CS Lewis honoured with Poets' Corner memorial
Writer CS Lewis has been honoured with a memorial stone in Westminster Abbey later, 50 years after his death.
The stone has been placed in Poets' Corner, alongside renowned literary figures including Chaucer and Dickens.
Former Archbishop of Canterbury Dr Rowan Williams - a fan of his work - gave the main address at the ceremony.
Lewis, born in 1898, is best known for the Chronicles of Narnia series, which has sold 100 million copies worldwide and been adapted for screen and stage.
His other work includes The Screwtape Letters and the Ransom Trilogy novels.
The writer was also a respected Oxford scholar and literary critic, while his book Mere Christianity was adapted from a series of BBC radio broadcasts, which sought to explain Christian teachings to a wider audience.
CS Lewis's memorial stone is set in the floor of Poets' Corner - though he was not known for poetry - and is inscribed with lines from one of his theological lectures : "I believe in Christianity as I believe the sun has risen.
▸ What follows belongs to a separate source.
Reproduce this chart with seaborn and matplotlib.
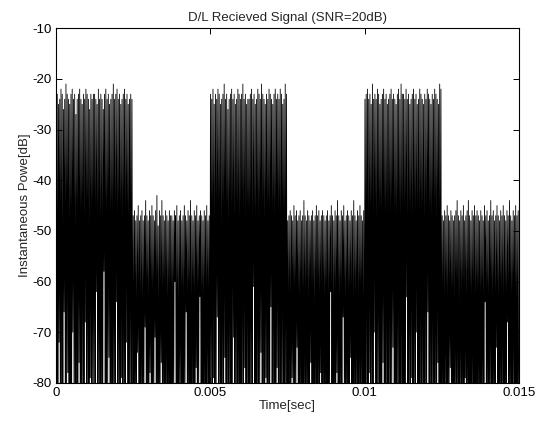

Not only because I can see it but because by it I can see everything else."
Around 1,000 guests from around the world attended the service to unveil the stone.
A prayer was read by the Rev Adrian Dorrian, the current rector of St Marks' church, Dundela, in Belfast, where the writer's grandfather was the first rector.
Douglas Gresham, the son of Lewis's wife Joy, spoke at the service. The story of the author's marriage to her was told in the film Shadowlands.
A conference looking at the impact of Lewis's work has also been taking place at the abbey, while a festival celebrating his life and work has been held in his hometown of Belfast.
Clive Staples Lewis - known as Jack to his family - died on 22 November 1963 at the age of 64, the same day President JF Kennedy was assassinated.
Other literary greats to be commemorated in Westminster Abbey's South Transept are Samuel Johnson, John Keats and the Bronte sisters.